Source material

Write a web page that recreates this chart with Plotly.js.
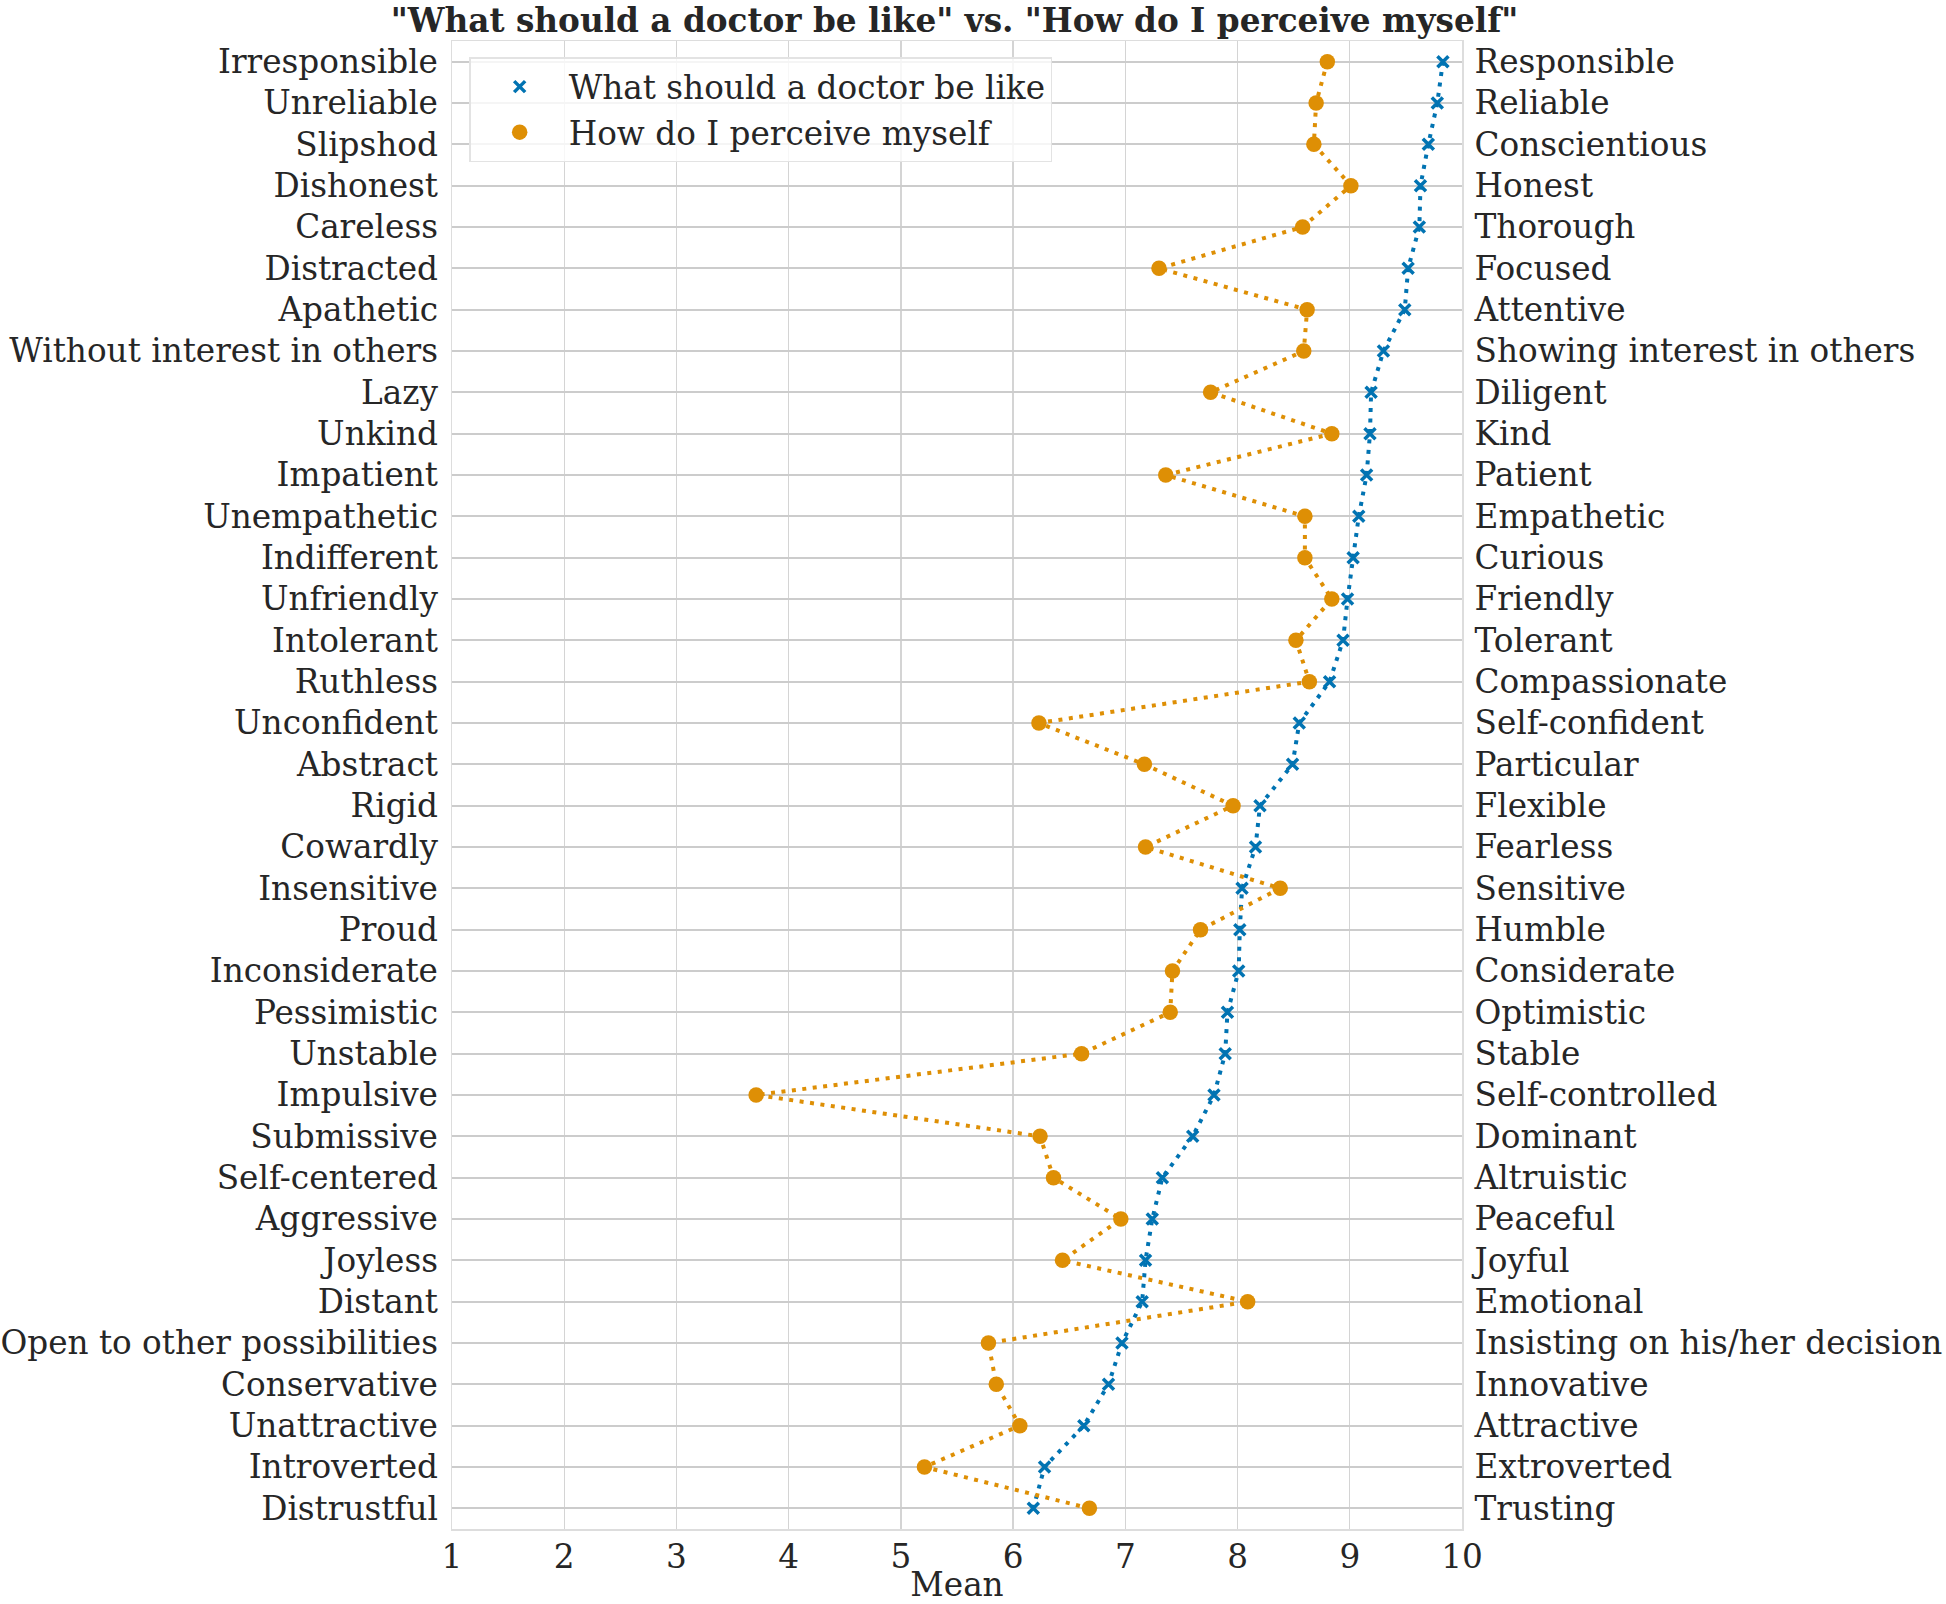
<!DOCTYPE html>
<html>
<head>
<meta charset="utf-8">
<script src="https://cdn.plot.ly/plotly-3.0.1.min.js"></script>
<style>html,body{margin:0;padding:0;background:#fff;}#chart{width:1946px;height:1604px;}</style>
</head>
<body>
<div id="chart"></div>
<script>
const negLabels = ["Irresponsible","Unreliable","Slipshod","Dishonest","Careless","Distracted","Apathetic","Without interest in others","Lazy","Unkind","Impatient","Unempathetic","Indifferent","Unfriendly","Intolerant","Ruthless","Unconfident","Abstract","Rigid","Cowardly","Insensitive","Proud","Inconsiderate","Pessimistic","Unstable","Impulsive","Submissive","Self-centered","Aggressive","Joyless","Distant","Open to other possibilities","Conservative","Unattractive","Introverted","Distrustful"];
const posLabels = ["Responsible","Reliable","Conscientious","Honest","Thorough","Focused","Attentive","Showing interest in others","Diligent","Kind","Patient","Empathetic","Curious","Friendly","Tolerant","Compassionate","Self-confident","Particular","Flexible","Fearless","Sensitive","Humble","Considerate","Optimistic","Stable","Self-controlled","Dominant","Altruistic","Peaceful","Joyful","Emotional","Insisting on his/her decision","Innovative","Attractive","Extroverted","Trusting"];
const doctorValues = [9.83,9.78,9.70,9.63,9.62,9.52,9.49,9.30,9.19,9.18,9.15,9.08,9.03,8.98,8.94,8.82,8.55,8.49,8.20,8.16,8.04,8.02,8.01,7.91,7.89,7.79,7.60,7.33,7.24,7.18,7.15,6.97,6.85,6.63,6.28,6.18];
const selfValues = [8.80,8.70,8.68,9.01,8.58,7.30,8.62,8.59,7.76,8.84,7.36,8.60,8.60,8.84,8.52,8.64,6.23,7.17,7.96,7.18,8.38,7.67,7.42,7.40,6.61,3.71,6.24,6.36,6.96,6.44,8.09,5.78,5.85,6.06,5.21,6.68];
const xTicks = [1,2,3,4,5,6,7,8,9,10];
const seriesNames = ["What should a doctor be like","How do I perceive myself"];

const BLUE = "#0173b2", ORANGE = "#de8f05";
const FONT = "DejaVu Serif";
const TXT = "#262626";
const FS = 32.7;

const traces = [
  {x: doctorValues, y: negLabels, type: "scatter", mode: "lines", line: {color: BLUE, width: 4, dash: "4px,6.5px"}, showlegend: false, hoverinfo: "skip"},
  {x: selfValues, y: negLabels, type: "scatter", mode: "lines", line: {color: ORANGE, width: 4, dash: "4px,6.5px"}, showlegend: false, hoverinfo: "skip"},
  {x: doctorValues, y: negLabels, type: "scatter", mode: "markers", name: seriesNames[0],
   marker: {symbol: "x-thin", size: 11, color: BLUE, line: {color: BLUE, width: 3.5}}},
  {x: selfValues, y: negLabels, type: "scatter", mode: "markers", name: seriesNames[1],
   marker: {symbol: "circle", size: 15.5, color: ORANGE}},
  {x: doctorValues, y: posLabels, yaxis: "y2", type: "scatter", mode: "markers", marker: {opacity: 0}, showlegend: false, hoverinfo: "skip"}
];

const layout = {
  width: 1946, height: 1604,
  paper_bgcolor: "#ffffff", plot_bgcolor: "#ffffff",
  margin: {l: 452, r: 484, t: 41, b: 75, pad: 0},
  font: {family: FONT, size: FS, color: TXT},
  title: {text: "<b>\"What should a doctor be like\" vs. \"How do I perceive myself\"</b>", font: {family: FONT, size: FS, color: TXT}, x: 0.4905, xanchor: "center", yref: "container", y: 0.987, yanchor: "middle"},
  xaxis: {range: [1, 10], tickmode: "array", tickvals: xTicks, ticktext: xTicks.map(String),
    showgrid: true, gridcolor: "#d4d4d4", gridwidth: 1.3, zeroline: false,
    showline: true, mirror: true, linecolor: "#dddddd", linewidth: 1.5,
    ticks: "", ticklabelstandoff: -2, tickfont: {family: FONT, size: FS, color: TXT},
    title: {text: "Mean", font: {family: FONT, size: FS, color: TXT}, standoff: 9}},
  yaxis: {type: "category", categoryarray: negLabels, categoryorder: "array", range: [35.5, -0.5],
    showgrid: true, gridcolor: "#cccccc", gridwidth: 2, zeroline: false,
    showline: true, mirror: true, linecolor: "#dddddd", linewidth: 1.5,
    ticks: "outside", ticklen: 6, tickcolor: "rgba(0,0,0,0)", tickfont: {family: FONT, size: FS, color: TXT}},
  yaxis2: {type: "category", categoryarray: posLabels, categoryorder: "array", range: [35.5, -0.5],
    overlaying: "y", side: "right", showgrid: false, zeroline: false, showline: false,
    ticks: "outside", ticklen: 5, tickcolor: "rgba(0,0,0,0)", tickfont: {family: FONT, size: FS, color: TXT}},
  legend: {x: 0.017, y: 0.989, xanchor: "left", yanchor: "top", bgcolor: "rgba(255,255,255,0.8)",
    bordercolor: "#e3e3e3", borderwidth: 1.5, font: {family: FONT, size: FS, color: TXT}, itemwidth: 88, tracegroupgap: 0},
  showlegend: true
};

Plotly.newPlot("chart", traces, layout, {displayModeBar: false, staticPlot: true});
</script>
</body>
</html>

What you should do
Where a line in the material above holds "chart", copy that line.

Exercise response
Write a web page that recreates this chart with Plotly.js.
<style>html,body{margin:0;padding:0;background:#fff;}#chart{width:1946px;height:1604px;}</style>
<div id="chart"></div>
Plotly.newPlot("chart", traces, layout, {displayModeBar: false, staticPlot: true});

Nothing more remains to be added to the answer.